** Given information **
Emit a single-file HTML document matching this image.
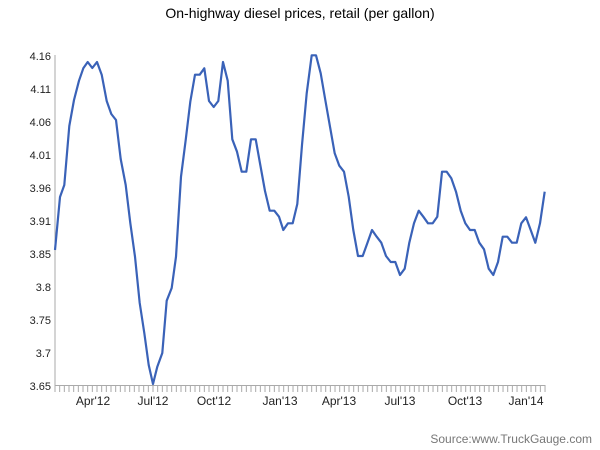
<!DOCTYPE html>
<html><head><style>
html,body{margin:0;padding:0;background:#fff;}
svg{display:block;font-family:"Liberation Sans",sans-serif;}
</style></head><body>
<svg width="600" height="450" viewBox="0 0 600 450" xmlns="http://www.w3.org/2000/svg">
<text x="300" y="18" text-anchor="middle" font-size="14" fill="#000">On-highway diesel prices, retail (per gallon)</text>
<g font-size="11" fill="#222" text-anchor="end">
<text x="51" y="60">4.16</text>
<text x="51" y="93">4.11</text>
<text x="51" y="126">4.06</text>
<text x="51" y="159">4.01</text>
<text x="51" y="192">3.96</text>
<text x="51" y="225">3.91</text>
<text x="51" y="258">3.85</text>
<text x="51" y="291">3.8</text>
<text x="51" y="324">3.75</text>
<text x="51" y="357">3.7</text>
<text x="51" y="390">3.65</text>
</g>
<line x1="55" y1="55" x2="55" y2="385" stroke="#aaa" stroke-width="1"/>
<line x1="55" y1="385.5" x2="545" y2="385.5" stroke="#aaa" stroke-width="1"/>
<line x1="54.5" y1="388.5" x2="546" y2="388.5" stroke="#aaa" stroke-width="7" stroke-dasharray="1 3.667"/>
<g font-size="12" fill="#222" text-anchor="middle">
<text x="93" y="405">Apr'12</text>
<text x="153" y="405">Jul'12</text>
<text x="214" y="405">Oct'12</text>
<text x="280" y="405">Jan'13</text>
<text x="339" y="405">Apr'13</text>
<text x="400" y="405">Jul'13</text>
<text x="465" y="405">Oct'13</text>
<text x="526" y="405">Jan'14</text>
</g>
<polyline fill="none" stroke="#3a62b8" stroke-width="2.2" stroke-linejoin="round" points="55,250 60,197 64.3,185 69.3,126 74,100 79,80.7 83.3,68.3 87.7,62 92.3,68 97,62 101.7,74.7 106.7,101 111.3,114 116,120 120.7,159 125.7,185 130.3,223 135,256.7 139.7,303 144.3,333 148.7,365 153,384 157.3,366.7 162.3,353 166.7,300.7 171.7,288 176,256.7 181,176.7 185.7,140 190.3,101.7 195,74.7 199.7,74.7 204.3,68.3 209,101 213.7,107 218.3,101 223,62 227.7,80.7 232.3,139.3 237,151.7 241.7,171.7 246.3,171.7 251,139.3 255.7,139.3 260.3,165 265,191 269.7,210.7 274.3,210.7 279,216.7 283.3,230 288,223.3 292.7,223.3 297.3,204 302,145 306.7,93.3 311.7,55.3 316,55.3 320.7,73.3 325.3,100 330,126.7 334.7,153.3 339.3,165.7 344,171.7 348.7,196.7 353.3,230 358,256 362.7,256 367.3,243.3 372,230 376.7,236.7 381.3,242.7 386,256 390.7,262 395.3,262 400,275 404.7,268.7 409.3,242.7 414,223.3 418.7,210.7 423.3,216.7 428,223.3 432.7,223.3 437.3,216.7 442,171.7 446.7,171.7 451.3,178.3 456,191.7 460.7,210.7 465.3,223.3 470,230 474.7,230 479.3,242.7 484,249.3 488.7,268.7 493.3,275 498,262 502.7,236.7 507.3,236.7 512,242.7 516.7,242.7 521.3,223.3 526,217.3 530.7,230 535.3,242.7 540,223.3 544.7,191.7"/>
<text x="592" y="443" text-anchor="end" font-size="12" fill="#777">Source:www.TruckGauge.com</text>
</svg>
</body></html>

** Problem to solve **
Retype the whole listing exactly and leave the pictures out.

** Full answer **
Emit a single-file HTML document matching this image.
<!DOCTYPE html>
<html><head><style>
html,body{margin:0;padding:0;background:#fff;}
svg{display:block;font-family:"Liberation Sans",sans-serif;}
</style></head><body>
<svg width="600" height="450" viewBox="0 0 600 450" xmlns="http://www.w3.org/2000/svg">
<text x="300" y="18" text-anchor="middle" font-size="14" fill="#000">On-highway diesel prices, retail (per gallon)</text>
<g font-size="11" fill="#222" text-anchor="end">
<text x="51" y="60">4.16</text>
<text x="51" y="93">4.11</text>
<text x="51" y="126">4.06</text>
<text x="51" y="159">4.01</text>
<text x="51" y="192">3.96</text>
<text x="51" y="225">3.91</text>
<text x="51" y="258">3.85</text>
<text x="51" y="291">3.8</text>
<text x="51" y="324">3.75</text>
<text x="51" y="357">3.7</text>
<text x="51" y="390">3.65</text>
</g>
<line x1="55" y1="55" x2="55" y2="385" stroke="#aaa" stroke-width="1"/>
<line x1="55" y1="385.5" x2="545" y2="385.5" stroke="#aaa" stroke-width="1"/>
<line x1="54.5" y1="388.5" x2="546" y2="388.5" stroke="#aaa" stroke-width="7" stroke-dasharray="1 3.667"/>
<g font-size="12" fill="#222" text-anchor="middle">
<text x="93" y="405">Apr'12</text>
<text x="153" y="405">Jul'12</text>
<text x="214" y="405">Oct'12</text>
<text x="280" y="405">Jan'13</text>
<text x="339" y="405">Apr'13</text>
<text x="400" y="405">Jul'13</text>
<text x="465" y="405">Oct'13</text>
<text x="526" y="405">Jan'14</text>
</g>
<polyline fill="none" stroke="#3a62b8" stroke-width="2.2" stroke-linejoin="round" points="55,250 60,197 64.3,185 69.3,126 74,100 79,80.7 83.3,68.3 87.7,62 92.3,68 97,62 101.7,74.7 106.7,101 111.3,114 116,120 120.7,159 125.7,185 130.3,223 135,256.7 139.7,303 144.3,333 148.7,365 153,384 157.3,366.7 162.3,353 166.7,300.7 171.7,288 176,256.7 181,176.7 185.7,140 190.3,101.7 195,74.7 199.7,74.7 204.3,68.3 209,101 213.7,107 218.3,101 223,62 227.7,80.7 232.3,139.3 237,151.7 241.7,171.7 246.3,171.7 251,139.3 255.7,139.3 260.3,165 265,191 269.7,210.7 274.3,210.7 279,216.7 283.3,230 288,223.3 292.7,223.3 297.3,204 302,145 306.7,93.3 311.7,55.3 316,55.3 320.7,73.3 325.3,100 330,126.7 334.7,153.3 339.3,165.7 344,171.7 348.7,196.7 353.3,230 358,256 362.7,256 367.3,243.3 372,230 376.7,236.7 381.3,242.7 386,256 390.7,262 395.3,262 400,275 404.7,268.7 409.3,242.7 414,223.3 418.7,210.7 423.3,216.7 428,223.3 432.7,223.3 437.3,216.7 442,171.7 446.7,171.7 451.3,178.3 456,191.7 460.7,210.7 465.3,223.3 470,230 474.7,230 479.3,242.7 484,249.3 488.7,268.7 493.3,275 498,262 502.7,236.7 507.3,236.7 512,242.7 516.7,242.7 521.3,223.3 526,217.3 530.7,230 535.3,242.7 540,223.3 544.7,191.7"/>
<text x="592" y="443" text-anchor="end" font-size="12" fill="#777">Source:www.TruckGauge.com</text>
</svg>
</body></html>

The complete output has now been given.